## START Supplied data
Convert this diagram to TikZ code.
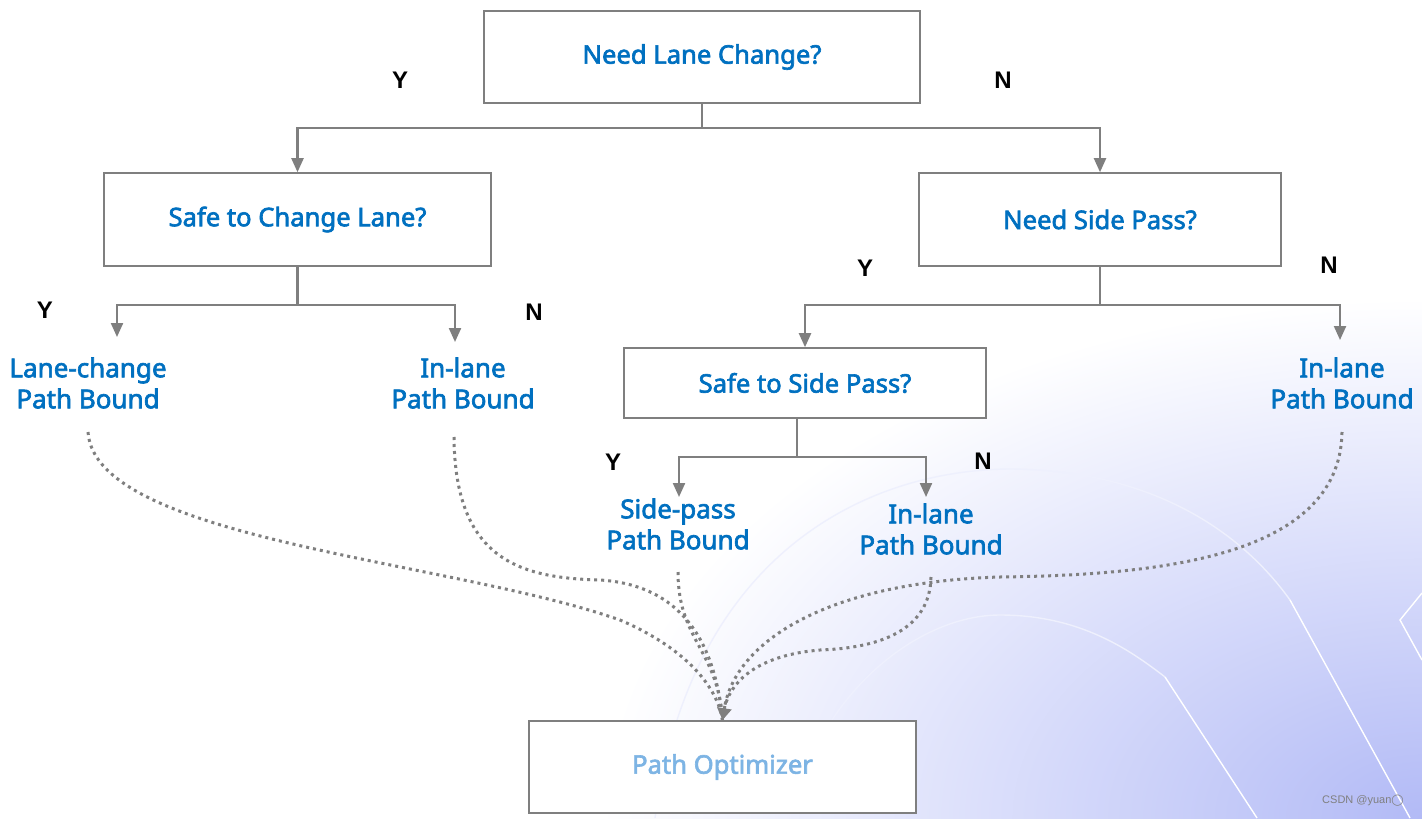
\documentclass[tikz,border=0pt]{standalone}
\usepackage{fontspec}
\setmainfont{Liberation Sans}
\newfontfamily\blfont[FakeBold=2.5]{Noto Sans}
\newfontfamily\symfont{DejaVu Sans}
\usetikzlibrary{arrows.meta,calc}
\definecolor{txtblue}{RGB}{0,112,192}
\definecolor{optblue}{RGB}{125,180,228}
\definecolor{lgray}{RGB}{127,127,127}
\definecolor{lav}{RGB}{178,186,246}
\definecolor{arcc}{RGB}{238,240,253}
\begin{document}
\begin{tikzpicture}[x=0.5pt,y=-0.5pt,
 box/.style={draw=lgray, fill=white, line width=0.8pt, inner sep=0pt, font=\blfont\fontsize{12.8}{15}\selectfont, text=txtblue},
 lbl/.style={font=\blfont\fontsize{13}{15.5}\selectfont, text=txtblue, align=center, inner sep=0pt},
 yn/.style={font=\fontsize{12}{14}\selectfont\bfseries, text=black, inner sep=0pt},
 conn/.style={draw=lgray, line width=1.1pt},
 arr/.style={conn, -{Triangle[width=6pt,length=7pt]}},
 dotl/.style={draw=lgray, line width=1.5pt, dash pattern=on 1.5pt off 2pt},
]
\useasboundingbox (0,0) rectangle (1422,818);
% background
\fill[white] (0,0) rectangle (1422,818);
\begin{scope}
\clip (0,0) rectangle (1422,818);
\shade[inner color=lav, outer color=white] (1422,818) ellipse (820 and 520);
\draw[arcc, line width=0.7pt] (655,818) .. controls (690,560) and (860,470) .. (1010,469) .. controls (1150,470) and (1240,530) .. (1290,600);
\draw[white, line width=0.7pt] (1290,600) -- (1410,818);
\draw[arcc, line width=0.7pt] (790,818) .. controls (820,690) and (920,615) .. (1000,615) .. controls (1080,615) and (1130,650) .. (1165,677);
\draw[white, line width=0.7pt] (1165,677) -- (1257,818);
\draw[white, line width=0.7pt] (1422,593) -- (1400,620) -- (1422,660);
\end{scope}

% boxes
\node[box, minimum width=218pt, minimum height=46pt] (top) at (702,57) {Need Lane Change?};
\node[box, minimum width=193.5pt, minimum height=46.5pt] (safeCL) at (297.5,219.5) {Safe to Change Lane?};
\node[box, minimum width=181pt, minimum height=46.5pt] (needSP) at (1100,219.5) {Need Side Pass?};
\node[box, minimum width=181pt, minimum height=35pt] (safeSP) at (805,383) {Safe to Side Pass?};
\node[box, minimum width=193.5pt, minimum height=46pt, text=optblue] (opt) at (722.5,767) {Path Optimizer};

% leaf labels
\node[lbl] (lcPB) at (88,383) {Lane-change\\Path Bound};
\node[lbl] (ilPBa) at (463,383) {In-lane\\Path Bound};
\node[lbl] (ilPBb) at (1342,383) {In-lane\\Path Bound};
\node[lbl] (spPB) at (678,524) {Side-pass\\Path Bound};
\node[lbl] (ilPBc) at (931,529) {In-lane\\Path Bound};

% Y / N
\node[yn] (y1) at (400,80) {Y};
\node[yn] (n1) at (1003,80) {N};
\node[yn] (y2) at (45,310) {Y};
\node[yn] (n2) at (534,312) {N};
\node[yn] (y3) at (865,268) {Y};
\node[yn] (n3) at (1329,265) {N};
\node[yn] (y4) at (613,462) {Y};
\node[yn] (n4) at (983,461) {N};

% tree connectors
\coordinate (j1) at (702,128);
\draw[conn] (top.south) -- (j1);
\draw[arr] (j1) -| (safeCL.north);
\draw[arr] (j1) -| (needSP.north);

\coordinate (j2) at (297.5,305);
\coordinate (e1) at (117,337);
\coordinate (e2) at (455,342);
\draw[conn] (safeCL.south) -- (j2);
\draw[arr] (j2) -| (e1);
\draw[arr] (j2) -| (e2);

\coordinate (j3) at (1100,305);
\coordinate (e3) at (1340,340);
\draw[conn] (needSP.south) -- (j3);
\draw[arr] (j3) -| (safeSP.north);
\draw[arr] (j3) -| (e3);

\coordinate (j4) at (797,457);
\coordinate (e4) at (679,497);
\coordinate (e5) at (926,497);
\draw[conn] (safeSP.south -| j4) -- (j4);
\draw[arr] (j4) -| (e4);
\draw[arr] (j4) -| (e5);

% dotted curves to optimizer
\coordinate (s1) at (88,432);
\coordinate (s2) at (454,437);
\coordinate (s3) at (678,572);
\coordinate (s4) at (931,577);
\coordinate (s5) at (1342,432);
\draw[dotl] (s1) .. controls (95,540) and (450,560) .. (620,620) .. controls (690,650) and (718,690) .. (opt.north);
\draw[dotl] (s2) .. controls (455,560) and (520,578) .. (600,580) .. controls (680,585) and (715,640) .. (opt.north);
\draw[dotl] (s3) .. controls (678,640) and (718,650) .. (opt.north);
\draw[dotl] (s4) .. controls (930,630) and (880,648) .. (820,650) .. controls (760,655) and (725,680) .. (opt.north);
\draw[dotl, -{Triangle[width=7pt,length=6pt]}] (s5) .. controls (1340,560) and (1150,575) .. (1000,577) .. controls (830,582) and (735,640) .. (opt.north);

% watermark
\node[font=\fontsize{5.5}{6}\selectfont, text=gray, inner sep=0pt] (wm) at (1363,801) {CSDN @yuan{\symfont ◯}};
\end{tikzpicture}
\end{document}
## END Supplied data
• [Set problem] Pictures are excluded; copy all other data exactly as shown.

• [Task response]
Convert this diagram to TikZ code.
\documentclass[tikz,border=0pt]{standalone}
\usepackage{fontspec}
\setmainfont{Liberation Sans}
\newfontfamily\blfont[FakeBold=2.5]{Noto Sans}
\newfontfamily\symfont{DejaVu Sans}
\usetikzlibrary{arrows.meta,calc}
\definecolor{txtblue}{RGB}{0,112,192}
\definecolor{optblue}{RGB}{125,180,228}
\definecolor{lgray}{RGB}{127,127,127}
\definecolor{lav}{RGB}{178,186,246}
\definecolor{arcc}{RGB}{238,240,253}
\begin{document}
\begin{tikzpicture}[x=0.5pt,y=-0.5pt,
 box/.style={draw=lgray, fill=white, line width=0.8pt, inner sep=0pt, font=\blfont\fontsize{12.8}{15}\selectfont, text=txtblue},
 lbl/.style={font=\blfont\fontsize{13}{15.5}\selectfont, text=txtblue, align=center, inner sep=0pt},
 yn/.style={font=\fontsize{12}{14}\selectfont\bfseries, text=black, inner sep=0pt},
 conn/.style={draw=lgray, line width=1.1pt},
 arr/.style={conn, -{Triangle[width=6pt,length=7pt]}},
 dotl/.style={draw=lgray, line width=1.5pt, dash pattern=on 1.5pt off 2pt},
]
\useasboundingbox (0,0) rectangle (1422,818);
% background
\fill[white] (0,0) rectangle (1422,818);
\begin{scope}
\clip (0,0) rectangle (1422,818);
\shade[inner color=lav, outer color=white] (1422,818) ellipse (820 and 520);
\draw[arcc, line width=0.7pt] (655,818) .. controls (690,560) and (860,470) .. (1010,469) .. controls (1150,470) and (1240,530) .. (1290,600);
\draw[white, line width=0.7pt] (1290,600) -- (1410,818);
\draw[arcc, line width=0.7pt] (790,818) .. controls (820,690) and (920,615) .. (1000,615) .. controls (1080,615) and (1130,650) .. (1165,677);
\draw[white, line width=0.7pt] (1165,677) -- (1257,818);
\draw[white, line width=0.7pt] (1422,593) -- (1400,620) -- (1422,660);
\end{scope}

% boxes
\node[box, minimum width=218pt, minimum height=46pt] (top) at (702,57) {Need Lane Change?};
\node[box, minimum width=193.5pt, minimum height=46.5pt] (safeCL) at (297.5,219.5) {Safe to Change Lane?};
\node[box, minimum width=181pt, minimum height=46.5pt] (needSP) at (1100,219.5) {Need Side Pass?};
\node[box, minimum width=181pt, minimum height=35pt] (safeSP) at (805,383) {Safe to Side Pass?};
\node[box, minimum width=193.5pt, minimum height=46pt, text=optblue] (opt) at (722.5,767) {Path Optimizer};

% leaf labels
\node[lbl] (lcPB) at (88,383) {Lane-change\\Path Bound};
\node[lbl] (ilPBa) at (463,383) {In-lane\\Path Bound};
\node[lbl] (ilPBb) at (1342,383) {In-lane\\Path Bound};
\node[lbl] (spPB) at (678,524) {Side-pass\\Path Bound};
\node[lbl] (ilPBc) at (931,529) {In-lane\\Path Bound};

% Y / N
\node[yn] (y1) at (400,80) {Y};
\node[yn] (n1) at (1003,80) {N};
\node[yn] (y2) at (45,310) {Y};
\node[yn] (n2) at (534,312) {N};
\node[yn] (y3) at (865,268) {Y};
\node[yn] (n3) at (1329,265) {N};
\node[yn] (y4) at (613,462) {Y};
\node[yn] (n4) at (983,461) {N};

% tree connectors
\coordinate (j1) at (702,128);
\draw[conn] (top.south) -- (j1);
\draw[arr] (j1) -| (safeCL.north);
\draw[arr] (j1) -| (needSP.north);

\coordinate (j2) at (297.5,305);
\coordinate (e1) at (117,337);
\coordinate (e2) at (455,342);
\draw[conn] (safeCL.south) -- (j2);
\draw[arr] (j2) -| (e1);
\draw[arr] (j2) -| (e2);

\coordinate (j3) at (1100,305);
\coordinate (e3) at (1340,340);
\draw[conn] (needSP.south) -- (j3);
\draw[arr] (j3) -| (safeSP.north);
\draw[arr] (j3) -| (e3);

\coordinate (j4) at (797,457);
\coordinate (e4) at (679,497);
\coordinate (e5) at (926,497);
\draw[conn] (safeSP.south -| j4) -- (j4);
\draw[arr] (j4) -| (e4);
\draw[arr] (j4) -| (e5);

% dotted curves to optimizer
\coordinate (s1) at (88,432);
\coordinate (s2) at (454,437);
\coordinate (s3) at (678,572);
\coordinate (s4) at (931,577);
\coordinate (s5) at (1342,432);
\draw[dotl] (s1) .. controls (95,540) and (450,560) .. (620,620) .. controls (690,650) and (718,690) .. (opt.north);
\draw[dotl] (s2) .. controls (455,560) and (520,578) .. (600,580) .. controls (680,585) and (715,640) .. (opt.north);
\draw[dotl] (s3) .. controls (678,640) and (718,650) .. (opt.north);
\draw[dotl] (s4) .. controls (930,630) and (880,648) .. (820,650) .. controls (760,655) and (725,680) .. (opt.north);
\draw[dotl, -{Triangle[width=7pt,length=6pt]}] (s5) .. controls (1340,560) and (1150,575) .. (1000,577) .. controls (830,582) and (735,640) .. (opt.north);

% watermark
\node[font=\fontsize{5.5}{6}\selectfont, text=gray, inner sep=0pt] (wm) at (1363,801) {CSDN @yuan{\symfont ◯}};
\end{tikzpicture}
\end{document}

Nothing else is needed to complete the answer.